Thursday, February 23, 2006


Last night, being Feburary of the 22nd, at Moe’s Books on Telegraph Ave. in the tent city of Berkeley, Geraldine Monk & Alan Halsey gave one of the more memorable poetry readings I can pull to mind. I’d even consider it one of a small handful in my poetry-reading-packed life that managed to engage and mesmerize from start to finish.

As likable as her poems are on the page, Geraldine’s Sheffield accent and world-weary resignation really seals the deal during the live version. Not just in the poems either, since she has all the energy and presence of a really fabulous stage performer, and her between-poem comments are provocative &/or hilarious down the line. Just a few of the many I might badly paraphrase: “Bloody hell! That’s my political comment for the night,” “Why am I reading this? Who wants to relive that? It was awful the first time around,” “Now I’m going to go have a cigarette and leave you in peace.” I feel like somewhere there is a gay community missing their diva.

It’s easy to see why Escafeld Hangings, which Geraldine read a lot from, comes with a CD where she performs the work--but that’s not to say the work isn’t smashing on the page.
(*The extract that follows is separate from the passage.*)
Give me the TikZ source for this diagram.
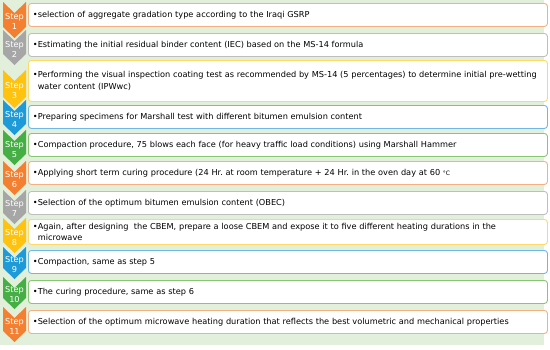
\documentclass[tikz,border=0pt]{standalone}
\usepackage{fontspec}
\setmainfont{DejaVu Sans}
\frenchspacing
\definecolor{bggreen}{HTML}{E2EFDA}
\definecolor{cOr}{HTML}{F47F30}
\definecolor{cGr}{HTML}{A6A6A6}
\definecolor{cYe}{HTML}{FFC20E}
\definecolor{cBl}{HTML}{1F9AD8}
\definecolor{cGn}{HTML}{45AE44}
\definecolor{lOr}{HTML}{F6AF80}
\definecolor{lGr}{HTML}{BEBEBE}
\definecolor{lYe}{HTML}{FFD966}
\definecolor{lBl}{HTML}{6DB9E6}
\definecolor{lGn}{HTML}{86C774}
\tikzset{
  boxst/.style={draw=#1, line width=0.9pt, rounded corners=3pt, fill=white,
    minimum width=518pt, text width=510pt, align=left, inner xsep=4.5pt, inner ysep=0pt,
    font=\fontsize{8.2}{11.5}\selectfont},
  chevtxt/.style={text=white, inner sep=0pt, font=\fontsize{8.2}{9}\selectfont},
}
\newcommand{\chevron}[5]{% #1 top, #2 tip, #3 colour, #4 number, #5 name
  \fill[#3] (3,#1) -- (14.5,#1+11) -- (26,#1) -- (26,#2-11) -- (14.5,#2) -- (3,#2-11) -- cycle;
  \node[chevtxt] (#5s) at (14.5,{(#1+#2)/2-2.5}) {Step};
  \node[chevtxt] (#5n) at (14.5,{(#1+#2)/2+7}) {#4};
}
\newcommand{\stepbox}[5]{% #1 top, #2 bottom, #3 colour, #4 name, #5 text
  \node[boxst=#3, minimum height={#2-#1}, anchor=north west] (#4) at (28,#1) {#5};
}
\begin{document}
\begin{tikzpicture}[x=1pt,y=-1pt]
\useasboundingbox (0,0) rectangle (550,349);
\fill[bggreen] (0,0) rectangle (544,345);
\chevron{2}{38}{cOr}{1}{c1}
\chevron{30}{65}{cGr}{2}{c2}
\chevron{70}{108}{cYe}{3}{c3}
\chevron{100}{135}{cBl}{4}{c4}
\chevron{130}{165}{cGn}{5}{c5}
\chevron{161}{195}{cOr}{6}{c6}
\chevron{190}{224}{cGr}{7}{c7}
\chevron{218}{253}{cYe}{8}{c8}
\chevron{247}{279}{cBl}{9}{c9}
\chevron{277}{309}{cGn}{10}{c10}
\chevron{307}{342}{cOr}{11}{c11}
\stepbox{3}{26}{lOr}{b1}{•selection of aggregate gradation type according to the Iraqi GSRP}
\stepbox{33}{56}{lGr}{b2}{•Estimating the initial residual binder content (IEC) based on the MS-14 formula}
\stepbox{60}{101}{lYe}{b3}{•Performing the visual inspection coating test as recommended by MS-14 (5 percentages) to determine initial pre-wetting\\\phantom{•}water content (IPWwc)}
\stepbox{105}{128}{lBl}{b4}{•Preparing specimens for Marshall test with different bitumen emulsion content}
\stepbox{133}{156}{lGn}{b5}{•Compaction procedure, 75 blows each face (for heavy traffic load conditions) using Marshall Hammer}
\stepbox{161}{184}{lOr}{b6}{•Applying short term curing procedure (24 Hr. at room temperature + 24 Hr. in the oven day at 60 {\fontsize{6}{6}\selectfont °C}}
\stepbox{191}{214}{lGr}{b7}{•Selection of the optimum bitumen emulsion content (OBEC)}
\stepbox{219}{244}{lYe}{b8}{•Again, after designing\ \ the CBEM, prepare a loose CBEM and expose it to five different heating durations in the\\\phantom{•}microwave}
\stepbox{250}{273}{lBl}{b9}{•Compaction, same as step 5}
\stepbox{280}{303}{lGn}{b10}{•The curing procedure, same as step 6}
\stepbox{310}{333}{lOr}{b11}{•Selection of the optimum microwave heating duration that reflects the best volumetric and mechanical properties}
\end{tikzpicture}
\end{document}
The attitude carries over and through and into the poems, with all their colloquial plays, their straining against the limitations of mute print, the assonance and typographic acrobatics. Some lines that have stayed with me: “many men / no fish,” “a city with no humor cannot be serious” and the rather spicerian “I walk through walls / I walk through walls / I walk through walls”…

Normally after being through a reading like that, it’s sort of over for me—I figure my limited attention is spent, and now somebody is supposed to follow? Unlikely. But Alan, in part because of his relative placidity, but mostly because of the fierce intellectual concentration and demand of his work, kept me present. In the car later on, David Brazil called Alan a “dictionary poet”--by which he means a poet who knows the full etymological significance, & often the social and political history, of each word and phrase used. His example was when Alan used the word distempered, which David had coincidently discovered that day to be related to a medieval theory of rising and falling blood, and then a line later Alan used the word “globin.” Whether David’s idea of this esoteric connection is right or not in this particular case hardly matters, because that’s still the kind of bookish depth you feel emanating from the work.

Alan read mostly from Marginalien, his recent & valuable selected. Did I say he has an English accent too? Well, like a lot of English, he does--not as pronounced as Geraldine’s, but sonorous, con gravitas. As the reading went on it was clear he has no lack of performative intensity & sense of aural architecture either. To me Alan’s work strives for a compression that I miss in a lot of contemporary American poets, who are maybe too afraid of being taken for modernists with such a tack? Anyways, I kept thinking “that’d make a great epigraph for somebody’s whole book,” then a few lines later I’d think, “well, that too,” and etc. etc. Some Halsey lines from the night still kicking around my mind: “sing or else,” “a passable order never quite / settles on the things men buy” and the terrifically succinct and perfectly current “the effect is energetic though the cause / is forgotten.” I also misheard his line “debt stifles debate” as “death stifles debate”—well, those’re both fine, but hey Alan, isn't mine swell too?

Last but not least: if anyone within the sound of this blog wishes to hear something extremely splendid, I hope they’ll find Alan and ask for an encore of his spirited reading of “Abiezer Coppe In Parenthesis.” A few bookstore shoppers came down the stairs during the reading of it, and truthfully I feared for them, for yea I saw the whiteness of their faces. While it’s a fragmented and paratactic poem Alan read it with a linear and discursive fire that an outsider could only have mistaken for madness. And it was madness, I felt. Part of a beautiful two-hour crack in rational time.